Beberapa kontroversi film Gie

Alur yang digunakan dalam film Gie menggunakan alur maju. Ini ditunjukan dengan perubahan usia Gie mulai dari SMP, SMA dan memasuki bangku perkuliahan serta pergulatan dengan dunianya. Gie ditampilkan sebagai sosok yang cerdas, berani dalam mengmbil sikap serta kritis dengan dengan tulisan-tulisannya. Gie digambarkan sebagai seorang demonstran ulung getol membela rakyat. Dalam adegan demonstrasi dengan latar belakang UI sebagai kampus Gie dan jalanan di tahun 1965-66. Gie terdepan dalam aksi-aksi itu terdengar teriakan tuntutan-tuntutan terhadap Soekarno atau hidup rakyat dan mahasiswa. Perlu diketahui bahwa teriakan Hidup Mahasiswa dan Hidup Rakyat pertama kali diteriakan pada Reformasi 1998 tentunya di tahun 1965 belum ada teriakan itu. dalam catatan hariannya juga Gie menuliskan tentang pengembaraannya ke Amerika Serikat dan Australia untuk study banding di Cornell University selama tiga bulan namun dalam film tersebut, Gie tidak pernah ditampilakan berada di luar negeri. Tentunya bisa dimengerti dan dimaklumi. pengambilan gambar itu akan memakan banyak waktu dan biaya yang besar.
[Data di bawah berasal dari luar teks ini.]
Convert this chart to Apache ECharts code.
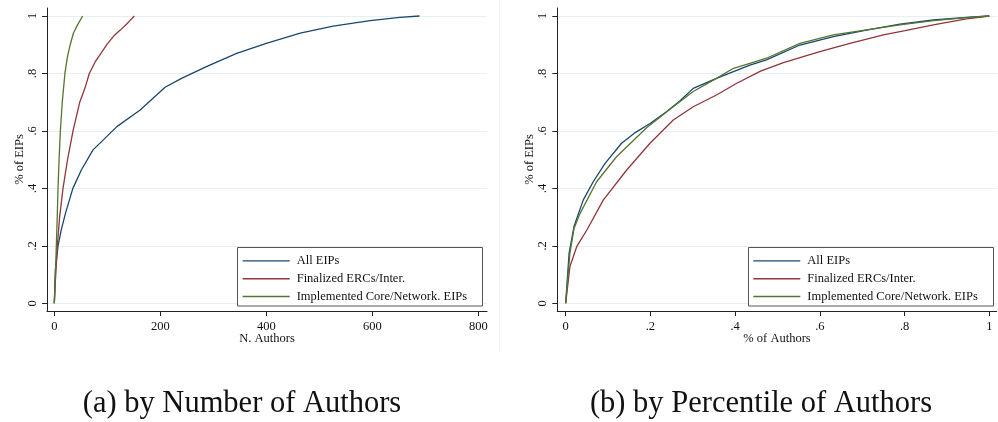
<!DOCTYPE html>
<html><head><meta charset="utf-8">
<script src="https://cdn.jsdelivr.net/npm/echarts@6/dist/echarts.min.js"></script>
<style>html,body{margin:0;padding:0;background:#fff}#c{width:998px;height:422px}</style>
</head><body><div id="c"></div>
<script>
const seriesNames = ['All EIPs', 'Finalized ERCs/Inter.', 'Implemented Core/Network. EIPs'];
const seriesColors = ['#1a476f', '#90353b', '#55752f'];

// Panel (a): by number of authors
const nAuthorsAll = [0, 1, 2, 7, 13, 21, 35, 51, 73, 92, 118, 162, 209, 240, 287, 344, 400, 464, 526, 596, 652, 689];
const pctEipsAll  = [0, 0.06, 0.116, 0.2, 0.255, 0.313, 0.4, 0.464, 0.534, 0.568, 0.615, 0.673, 0.752, 0.783, 0.824, 0.870, 0.905, 0.940, 0.965, 0.984, 0.995, 1.0];
const nAuthorsFin = [0, 1.5, 3.2, 5.7, 10, 16.4, 25, 35.3, 48, 58, 66, 77, 88, 99, 112, 124, 138, 151];
const pctEipsFin  = [0, 0.06, 0.116, 0.2, 0.3, 0.4, 0.5, 0.6, 0.7, 0.75, 0.8, 0.84, 0.87, 0.9, 0.93, 0.95, 0.975, 1.0];
const nAuthorsImp = [0, 2, 3.8, 5.5, 7, 9, 11.4, 15, 20, 25, 30, 36, 44, 53.5];
const pctEipsImp  = [0, 0.1, 0.2, 0.3, 0.4, 0.5, 0.6, 0.7, 0.8, 0.86, 0.9, 0.94, 0.97, 1.0];

// Panel (b): by percentile of authors
const pctAuthAll = [0, 0.008, 0.0196, 0.0416, 0.065, 0.093, 0.132, 0.165, 0.199, 0.238, 0.27, 0.301, 0.356, 0.396, 0.435, 0.474, 0.553, 0.632, 0.71, 0.789, 0.868, 0.946, 1];
const pctEipAll  = [0, 0.174, 0.267, 0.36, 0.423, 0.487, 0.557, 0.595, 0.626, 0.667, 0.705, 0.748, 0.783, 0.806, 0.829, 0.847, 0.899, 0.928, 0.951, 0.972, 0.986, 0.995, 1];
const pctAuthFin = [0, 0.01, 0.026, 0.05, 0.089, 0.144, 0.199, 0.254, 0.301, 0.356, 0.404, 0.46, 0.514, 0.6, 0.671, 0.75, 0.801, 0.868, 0.946, 1];
const pctEipFin  = [0, 0.128, 0.197, 0.255, 0.36, 0.464, 0.557, 0.638, 0.684, 0.725, 0.766, 0.808, 0.838, 0.876, 0.905, 0.934, 0.949, 0.969, 0.99, 1];
const pctAuthImp = [0, 0.01, 0.0196, 0.034, 0.073, 0.12, 0.191, 0.25, 0.301, 0.356, 0.396, 0.435, 0.474, 0.553, 0.632, 0.71, 0.789, 0.868, 0.946, 1];
const pctEipImp  = [0, 0.174, 0.26, 0.313, 0.423, 0.51, 0.611, 0.68, 0.737, 0.783, 0.818, 0.835, 0.853, 0.905, 0.934, 0.952, 0.969, 0.984, 0.994, 1];

const yTicks = [0, 0.2, 0.4, 0.6, 0.8, 1];
const xTicksA = [0, 200, 400, 600, 800];
const xTicksB = [0, 0.2, 0.4, 0.6, 0.8, 1];

const captionA = '(a) by Number of Authors';
const captionB = '(b) by Percentile of Authors';

const FONT = 'Liberation Serif';
const fmtFrac = v => (v === 0 ? '0' : v === 1 ? '1' : String(+v.toFixed(2)).replace(/^0/, ''));
const zip = (xs, ys) => xs.map((x, i) => [x, ys[i]]);

const axisCol = '#222';
const labelStyle = { fontFamily: FONT, fontSize: 12.5, color: '#111' };

function yAxis(gi) {
  return {
    gridIndex: gi, type: 'value', min: -0.0268, max: 1.0278,
    axisLine: { show: true, onZero: false, lineStyle: { color: axisCol, width: 1 } },
    axisTick: { show: true, length: 5, customValues: yTicks, lineStyle: { color: axisCol } },
    axisLabel: Object.assign({ customValues: yTicks, rotate: 90, margin: 8, formatter: fmtFrac }, labelStyle),
    splitLine: { show: true, lineStyle: { color: '#e6eff1', width: 1 } },
    name: '% of EIPs', nameLocation: 'middle', nameGap: 21, nameMoveOverlap: false,
    nameTextStyle: labelStyle
  };
}
function xAxis(gi, min, max, ticks, fmt, name) {
  return {
    gridIndex: gi, type: 'value', min: min, max: max,
    axisLine: { show: true, onZero: false, lineStyle: { color: axisCol, width: 1 } },
    axisTick: { show: true, length: 5, customValues: ticks, lineStyle: { color: axisCol } },
    axisLabel: Object.assign({ customValues: ticks, margin: 9, formatter: fmt }, labelStyle),
    splitLine: { show: false },
    name: name, nameLocation: 'middle', nameGap: 21.5, nameMoveOverlap: false,
    nameTextStyle: labelStyle
  };
}
function line(name, color, xi, data) {
  return {
    type: 'line', name: name, xAxisIndex: xi, yAxisIndex: xi, data: data,
    symbol: 'none', showSymbol: false, smooth: false, animation: false,
    lineStyle: { color: color, width: 1.3 }, itemStyle: { color: color }
  };
}
function legend(left) {
  return {
    left: left, top: 252, orient: 'vertical', padding: 0, itemGap: 0,
    itemWidth: 47, itemHeight: 1.4, icon: 'rect', selectedMode: false, data: seriesNames,
    textStyle: Object.assign({ lineHeight: 17.8, padding: [0, 0, 0, 2] }, labelStyle)
  };
}

const chart = echarts.init(document.getElementById('c'), null, { renderer: 'canvas' });
chart.setOption({
  animation: false,
  backgroundColor: '#fff',
  grid: [
    { left: 47, top: 8, width: 440, height: 303, containLabel: false, outerBoundsMode: 'none' },
    { left: 557.3, top: 8, width: 439.4, height: 303, containLabel: false, outerBoundsMode: 'none' }
  ],
  xAxis: [
    xAxis(0, -13.8, 816.4, xTicksA, v => String(v), 'N. Authors'),
    xAxis(1, -0.0198, 1.0175, xTicksB, fmtFrac, '% of Authors')
  ],
  yAxis: [yAxis(0), yAxis(1)],
  legend: [legend(242.7), legend(753.3)],
  series: [
    line(seriesNames[0], seriesColors[0], 0, zip(nAuthorsAll, pctEipsAll)),
    line(seriesNames[1], seriesColors[1], 0, zip(nAuthorsFin, pctEipsFin)),
    line(seriesNames[2], seriesColors[2], 0, zip(nAuthorsImp, pctEipsImp)),
    line(seriesNames[0], seriesColors[0], 1, zip(pctAuthAll, pctEipAll)),
    line(seriesNames[1], seriesColors[1], 1, zip(pctAuthFin, pctEipFin)),
    line(seriesNames[2], seriesColors[2], 1, zip(pctAuthImp, pctEipImp))
  ],
  graphic: [
    { type: 'rect', z: 3, shape: { x: 237.5, y: 247.5, width: 245, height: 58.5 },
      style: { fill: '#fff', stroke: '#555', lineWidth: 1 } },
    { type: 'rect', z: 3, shape: { x: 748.5, y: 247.5, width: 245, height: 58.5 },
      style: { fill: '#fff', stroke: '#555', lineWidth: 1 } },
    { type: 'line', z: 1, shape: { x1: 499.5, y1: 0, x2: 499.5, y2: 352 },
      style: { stroke: '#eeeeee', lineWidth: 1 } },
    { type: 'text', z: 5, x: 242, y: 404,
      style: { text: captionA, fontFamily: FONT, fontSize: 30.5, fill: '#111', textAlign: 'center', textVerticalAlign: 'middle' } },
    { type: 'text', z: 5, x: 761, y: 404,
      style: { text: captionB, fontFamily: FONT, fontSize: 30.5, fill: '#111', textAlign: 'center', textVerticalAlign: 'middle' } }
  ]
});
</script>
</body></html>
Banyaknya kejanggalan-kejangalan dalam film ini menuai kritikan dari para sineas dan pemerhati Film dan tentunya para penggemar Gie. Namun itu tidak terlalu mengecewakan karena film Gie mampu menembus film-film yang didominasi oleh cerita-cerita kehidupan anak remaja sekarang atau tema-tema pop. Jelas tidak gampang membuat film sejarah seperti Gie apalagi sang tokoh atau sosoknya sendiri yang sangat controversial.
Dan semoga melalui film ini, para anak-anak muda akan sadar dan tahu bahwa setiap perubahan jaman, anak muda atau mahasiswa selalu barisan terdepan mulai dari jaman kemerdekaan melawan kolonialisme dan kemerdekaan sampai pada setiap perubahan dari transisi era orde lama ke orde baru hingga masa transisi reformasi yang telah mmenggulingkan pemerintah otoritarian Soeharto. Meminjam puisi dari Widji Tukul, jika aspirasi dilarang dan suara-suara keadilan dibungkam. Cuma ada satu kata LAWAN.


Nb: tulisan ini pernah dimuat di bulletin Opzitsii KAMUS PR edisi Maret – Mei 2006. Dan telah mengalami revisi dari penulis.